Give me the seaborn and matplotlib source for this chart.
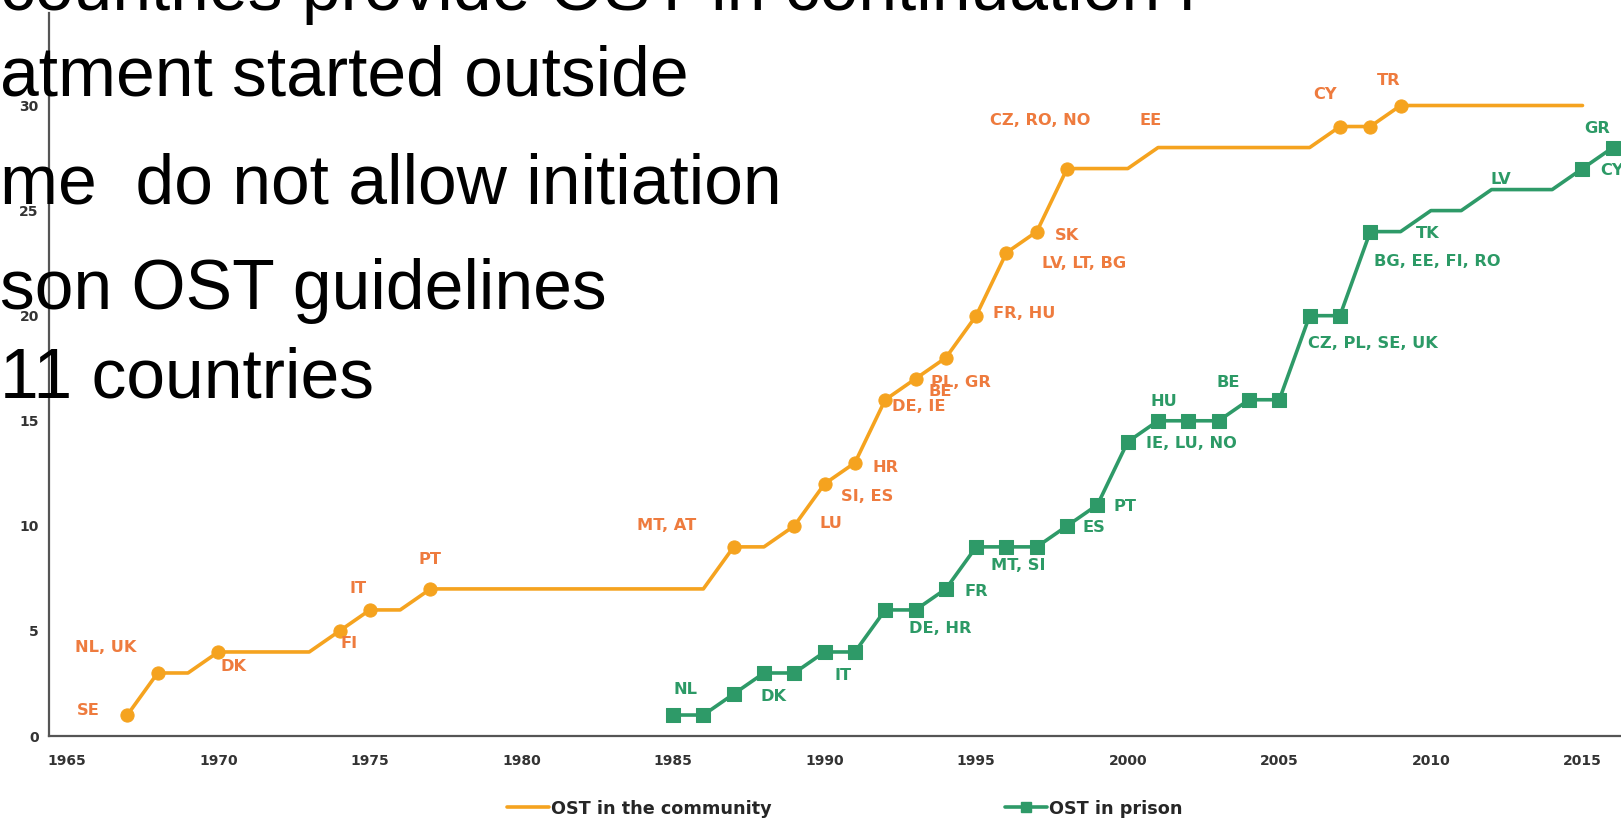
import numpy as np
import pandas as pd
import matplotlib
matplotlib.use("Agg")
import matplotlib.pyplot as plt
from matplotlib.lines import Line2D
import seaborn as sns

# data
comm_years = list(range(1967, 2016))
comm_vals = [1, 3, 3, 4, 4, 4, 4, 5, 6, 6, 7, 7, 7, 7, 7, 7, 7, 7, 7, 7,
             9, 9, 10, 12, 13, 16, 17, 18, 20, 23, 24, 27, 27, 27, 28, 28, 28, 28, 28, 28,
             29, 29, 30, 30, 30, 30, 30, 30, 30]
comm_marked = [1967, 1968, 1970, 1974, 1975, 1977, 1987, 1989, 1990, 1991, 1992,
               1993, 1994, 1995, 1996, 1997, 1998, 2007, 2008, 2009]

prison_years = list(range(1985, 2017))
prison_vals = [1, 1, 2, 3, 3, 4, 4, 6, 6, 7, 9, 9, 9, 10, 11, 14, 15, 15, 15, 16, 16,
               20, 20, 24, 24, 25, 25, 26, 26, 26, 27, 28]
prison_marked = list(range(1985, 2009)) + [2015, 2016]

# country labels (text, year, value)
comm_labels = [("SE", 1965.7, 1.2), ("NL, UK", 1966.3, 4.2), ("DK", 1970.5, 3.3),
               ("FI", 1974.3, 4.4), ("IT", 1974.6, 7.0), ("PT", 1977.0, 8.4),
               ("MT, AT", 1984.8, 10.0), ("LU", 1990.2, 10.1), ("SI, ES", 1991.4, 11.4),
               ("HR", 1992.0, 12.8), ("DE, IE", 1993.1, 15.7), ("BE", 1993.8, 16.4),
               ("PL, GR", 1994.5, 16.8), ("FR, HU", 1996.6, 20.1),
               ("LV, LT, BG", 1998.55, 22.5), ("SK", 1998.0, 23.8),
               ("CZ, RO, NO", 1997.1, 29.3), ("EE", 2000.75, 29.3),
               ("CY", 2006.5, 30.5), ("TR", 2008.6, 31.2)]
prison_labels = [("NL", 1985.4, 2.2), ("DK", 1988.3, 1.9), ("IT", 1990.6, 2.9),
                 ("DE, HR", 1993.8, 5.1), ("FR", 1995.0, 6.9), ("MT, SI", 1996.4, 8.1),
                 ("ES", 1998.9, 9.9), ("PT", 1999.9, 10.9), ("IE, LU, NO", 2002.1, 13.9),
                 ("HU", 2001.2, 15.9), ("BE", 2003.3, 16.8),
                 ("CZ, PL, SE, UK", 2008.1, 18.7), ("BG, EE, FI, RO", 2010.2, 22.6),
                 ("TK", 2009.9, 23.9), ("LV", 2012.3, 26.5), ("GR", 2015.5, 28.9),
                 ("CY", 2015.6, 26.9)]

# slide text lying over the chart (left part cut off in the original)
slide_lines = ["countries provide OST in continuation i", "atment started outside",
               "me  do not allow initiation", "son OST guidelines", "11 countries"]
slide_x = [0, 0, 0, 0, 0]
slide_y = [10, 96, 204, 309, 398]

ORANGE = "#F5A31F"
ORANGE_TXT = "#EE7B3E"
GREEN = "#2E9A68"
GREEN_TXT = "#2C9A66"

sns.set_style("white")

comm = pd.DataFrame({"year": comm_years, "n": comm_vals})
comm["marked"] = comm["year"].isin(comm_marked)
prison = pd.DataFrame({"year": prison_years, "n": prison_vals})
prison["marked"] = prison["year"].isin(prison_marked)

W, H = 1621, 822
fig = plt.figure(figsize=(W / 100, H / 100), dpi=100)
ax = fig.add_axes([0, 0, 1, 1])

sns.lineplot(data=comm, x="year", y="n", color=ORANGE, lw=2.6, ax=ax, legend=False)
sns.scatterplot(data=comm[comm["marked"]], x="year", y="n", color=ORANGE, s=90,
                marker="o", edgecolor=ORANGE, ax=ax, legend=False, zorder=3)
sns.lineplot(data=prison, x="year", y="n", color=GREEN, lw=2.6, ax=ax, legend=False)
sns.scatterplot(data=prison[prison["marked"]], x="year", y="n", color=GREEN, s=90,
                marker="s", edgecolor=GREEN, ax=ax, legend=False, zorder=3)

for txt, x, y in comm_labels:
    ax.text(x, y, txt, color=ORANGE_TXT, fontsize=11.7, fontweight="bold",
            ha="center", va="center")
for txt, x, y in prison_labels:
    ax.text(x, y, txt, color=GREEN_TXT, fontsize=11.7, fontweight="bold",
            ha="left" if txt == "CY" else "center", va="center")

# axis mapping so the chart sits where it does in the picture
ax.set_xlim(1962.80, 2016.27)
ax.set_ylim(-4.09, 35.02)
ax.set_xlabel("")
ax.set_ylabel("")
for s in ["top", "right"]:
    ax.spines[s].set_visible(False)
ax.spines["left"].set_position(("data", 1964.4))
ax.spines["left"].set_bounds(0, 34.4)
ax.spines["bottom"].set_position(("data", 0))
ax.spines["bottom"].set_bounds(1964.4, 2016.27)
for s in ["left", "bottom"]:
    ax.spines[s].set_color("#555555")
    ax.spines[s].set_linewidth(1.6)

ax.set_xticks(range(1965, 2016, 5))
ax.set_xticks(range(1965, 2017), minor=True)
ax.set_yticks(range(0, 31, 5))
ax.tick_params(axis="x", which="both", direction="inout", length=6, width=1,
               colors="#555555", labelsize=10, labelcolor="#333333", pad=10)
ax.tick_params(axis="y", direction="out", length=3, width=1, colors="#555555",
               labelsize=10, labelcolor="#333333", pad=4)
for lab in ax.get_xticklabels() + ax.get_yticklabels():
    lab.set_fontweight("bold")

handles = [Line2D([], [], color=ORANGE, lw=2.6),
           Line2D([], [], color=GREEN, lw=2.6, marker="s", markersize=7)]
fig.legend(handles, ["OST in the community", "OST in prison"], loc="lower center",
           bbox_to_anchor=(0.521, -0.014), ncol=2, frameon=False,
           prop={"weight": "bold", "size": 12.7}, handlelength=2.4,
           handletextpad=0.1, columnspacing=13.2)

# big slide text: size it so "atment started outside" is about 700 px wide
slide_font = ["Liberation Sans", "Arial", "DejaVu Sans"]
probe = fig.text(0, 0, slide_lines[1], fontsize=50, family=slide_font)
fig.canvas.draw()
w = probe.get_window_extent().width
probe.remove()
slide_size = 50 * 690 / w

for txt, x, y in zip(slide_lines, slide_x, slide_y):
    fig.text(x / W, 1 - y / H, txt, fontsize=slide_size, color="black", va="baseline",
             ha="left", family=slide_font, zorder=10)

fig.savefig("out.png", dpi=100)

**Task instructions:** Reproduce each line word for word and drop the pictures.

**Written reply:**
Give me the seaborn and matplotlib source for this chart.
import numpy as np
import pandas as pd
import matplotlib
matplotlib.use("Agg")
import matplotlib.pyplot as plt
from matplotlib.lines import Line2D
import seaborn as sns

# data
comm_years = list(range(1967, 2016))
comm_vals = [1, 3, 3, 4, 4, 4, 4, 5, 6, 6, 7, 7, 7, 7, 7, 7, 7, 7, 7, 7,
             9, 9, 10, 12, 13, 16, 17, 18, 20, 23, 24, 27, 27, 27, 28, 28, 28, 28, 28, 28,
             29, 29, 30, 30, 30, 30, 30, 30, 30]
comm_marked = [1967, 1968, 1970, 1974, 1975, 1977, 1987, 1989, 1990, 1991, 1992,
               1993, 1994, 1995, 1996, 1997, 1998, 2007, 2008, 2009]

prison_years = list(range(1985, 2017))
prison_vals = [1, 1, 2, 3, 3, 4, 4, 6, 6, 7, 9, 9, 9, 10, 11, 14, 15, 15, 15, 16, 16,
               20, 20, 24, 24, 25, 25, 26, 26, 26, 27, 28]
prison_marked = list(range(1985, 2009)) + [2015, 2016]

# country labels (text, year, value)
comm_labels = [("SE", 1965.7, 1.2), ("NL, UK", 1966.3, 4.2), ("DK", 1970.5, 3.3),
               ("FI", 1974.3, 4.4), ("IT", 1974.6, 7.0), ("PT", 1977.0, 8.4),
               ("MT, AT", 1984.8, 10.0), ("LU", 1990.2, 10.1), ("SI, ES", 1991.4, 11.4),
               ("HR", 1992.0, 12.8), ("DE, IE", 1993.1, 15.7), ("BE", 1993.8, 16.4),
               ("PL, GR", 1994.5, 16.8), ("FR, HU", 1996.6, 20.1),
               ("LV, LT, BG", 1998.55, 22.5), ("SK", 1998.0, 23.8),
               ("CZ, RO, NO", 1997.1, 29.3), ("EE", 2000.75, 29.3),
               ("CY", 2006.5, 30.5), ("TR", 2008.6, 31.2)]
prison_labels = [("NL", 1985.4, 2.2), ("DK", 1988.3, 1.9), ("IT", 1990.6, 2.9),
                 ("DE, HR", 1993.8, 5.1), ("FR", 1995.0, 6.9), ("MT, SI", 1996.4, 8.1),
                 ("ES", 1998.9, 9.9), ("PT", 1999.9, 10.9), ("IE, LU, NO", 2002.1, 13.9),
                 ("HU", 2001.2, 15.9), ("BE", 2003.3, 16.8),
                 ("CZ, PL, SE, UK", 2008.1, 18.7), ("BG, EE, FI, RO", 2010.2, 22.6),
                 ("TK", 2009.9, 23.9), ("LV", 2012.3, 26.5), ("GR", 2015.5, 28.9),
                 ("CY", 2015.6, 26.9)]

# slide text lying over the chart (left part cut off in the original)
slide_lines = ["countries provide OST in continuation i", "atment started outside",
               "me  do not allow initiation", "son OST guidelines", "11 countries"]
slide_x = [0, 0, 0, 0, 0]
slide_y = [10, 96, 204, 309, 398]

ORANGE = "#F5A31F"
ORANGE_TXT = "#EE7B3E"
GREEN = "#2E9A68"
GREEN_TXT = "#2C9A66"

sns.set_style("white")

comm = pd.DataFrame({"year": comm_years, "n": comm_vals})
comm["marked"] = comm["year"].isin(comm_marked)
prison = pd.DataFrame({"year": prison_years, "n": prison_vals})
prison["marked"] = prison["year"].isin(prison_marked)

W, H = 1621, 822
fig = plt.figure(figsize=(W / 100, H / 100), dpi=100)
ax = fig.add_axes([0, 0, 1, 1])

sns.lineplot(data=comm, x="year", y="n", color=ORANGE, lw=2.6, ax=ax, legend=False)
sns.scatterplot(data=comm[comm["marked"]], x="year", y="n", color=ORANGE, s=90,
                marker="o", edgecolor=ORANGE, ax=ax, legend=False, zorder=3)
sns.lineplot(data=prison, x="year", y="n", color=GREEN, lw=2.6, ax=ax, legend=False)
sns.scatterplot(data=prison[prison["marked"]], x="year", y="n", color=GREEN, s=90,
                marker="s", edgecolor=GREEN, ax=ax, legend=False, zorder=3)

for txt, x, y in comm_labels:
    ax.text(x, y, txt, color=ORANGE_TXT, fontsize=11.7, fontweight="bold",
            ha="center", va="center")
for txt, x, y in prison_labels:
    ax.text(x, y, txt, color=GREEN_TXT, fontsize=11.7, fontweight="bold",
            ha="left" if txt == "CY" else "center", va="center")

# axis mapping so the chart sits where it does in the picture
ax.set_xlim(1962.80, 2016.27)
ax.set_ylim(-4.09, 35.02)
ax.set_xlabel("")
ax.set_ylabel("")
for s in ["top", "right"]:
    ax.spines[s].set_visible(False)
ax.spines["left"].set_position(("data", 1964.4))
ax.spines["left"].set_bounds(0, 34.4)
ax.spines["bottom"].set_position(("data", 0))
ax.spines["bottom"].set_bounds(1964.4, 2016.27)
for s in ["left", "bottom"]:
    ax.spines[s].set_color("#555555")
    ax.spines[s].set_linewidth(1.6)

ax.set_xticks(range(1965, 2016, 5))
ax.set_xticks(range(1965, 2017), minor=True)
ax.set_yticks(range(0, 31, 5))
ax.tick_params(axis="x", which="both", direction="inout", length=6, width=1,
               colors="#555555", labelsize=10, labelcolor="#333333", pad=10)
ax.tick_params(axis="y", direction="out", length=3, width=1, colors="#555555",
               labelsize=10, labelcolor="#333333", pad=4)
for lab in ax.get_xticklabels() + ax.get_yticklabels():
    lab.set_fontweight("bold")

handles = [Line2D([], [], color=ORANGE, lw=2.6),
           Line2D([], [], color=GREEN, lw=2.6, marker="s", markersize=7)]
fig.legend(handles, ["OST in the community", "OST in prison"], loc="lower center",
           bbox_to_anchor=(0.521, -0.014), ncol=2, frameon=False,
           prop={"weight": "bold", "size": 12.7}, handlelength=2.4,
           handletextpad=0.1, columnspacing=13.2)

# big slide text: size it so "atment started outside" is about 700 px wide
slide_font = ["Liberation Sans", "Arial", "DejaVu Sans"]
probe = fig.text(0, 0, slide_lines[1], fontsize=50, family=slide_font)
fig.canvas.draw()
w = probe.get_window_extent().width
probe.remove()
slide_size = 50 * 690 / w

for txt, x, y in zip(slide_lines, slide_x, slide_y):
    fig.text(x / W, 1 - y / H, txt, fontsize=slide_size, color="black", va="baseline",
             ha="left", family=slide_font, zorder=10)

fig.savefig("out.png", dpi=100)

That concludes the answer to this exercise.